Historical Dictionary of American Slang
- Volume 1
- Author: Jonathan E. Lighter
- Language: English
- Subject: Slang
- Genre: Reference work
- Publisher: Random House
- Publication date: 1994 (v.1), 1997 (v.2)
- Publication place: United States
- Media type: Print
- Pages: 1742 (first 2 vols.)
- ISBN: 0-394-54427-7
- OCLC: 30029055
- Dewey Decimal: 427.973
- LC Class: PE 2846 .H57 1994

= Historical Dictionary of American Slang =

The Historical Dictionary of American Slang, often abbreviated HDAS, is a dictionary of American slang. The first two volumes, Volume 1, A – G (1994), and Volume 2, H – O (1997), were published by Random House, and the work then was known as the Random House Historical Dictionary of American Slang, sometimes abbreviated as RHHDAS. Both volumes used the same ISBN, ISBN 0-394-54427-7; the paperback editions are ISBN 978-0-394-54427-4 for Volume 1 and ISBN 978-0-679-43464-1 for Volume 2.

==Background==
When Random House discontinued publication, Oxford University Press announced in 2003 that it would publish the two remaining volumes, Volume 3, P – S [Part 1], ISBN 978-0-19-517418-2, and Volume 4, S [Part 2] – Z. As of 2020, however, those volumes have not yet been published.
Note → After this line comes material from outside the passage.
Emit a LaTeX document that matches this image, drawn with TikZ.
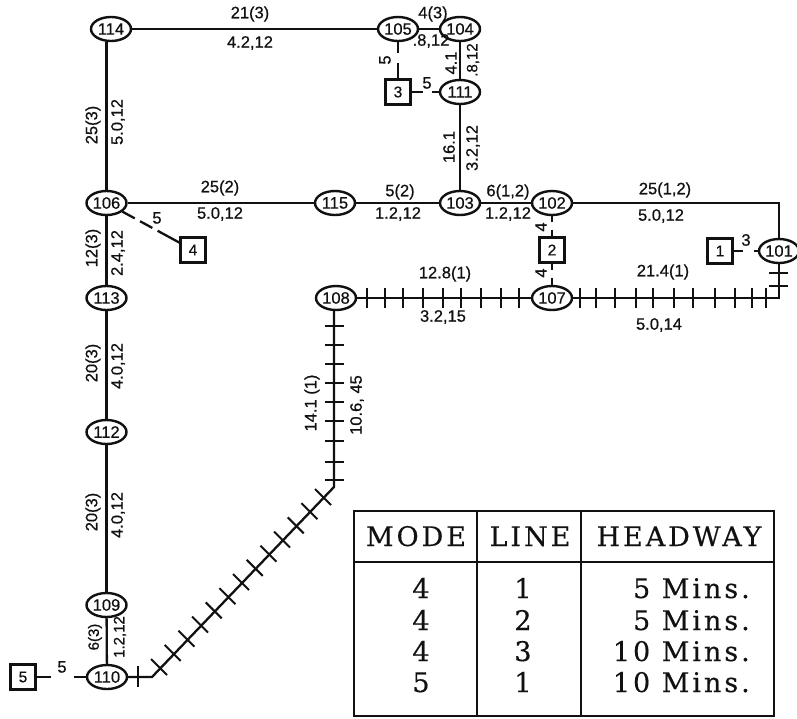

Each entry includes representative quotations, including the earliest quotation using the word. HDAS is edited by Jonathan E. Lighter of the University of Tennessee. It is sometimes compared to Green's Dictionary of Slang, which takes a generally similar approach but is not focused specifically on American slang.

The HDAS is not to be confused with the DAS, the Dictionary of American Slang (1975).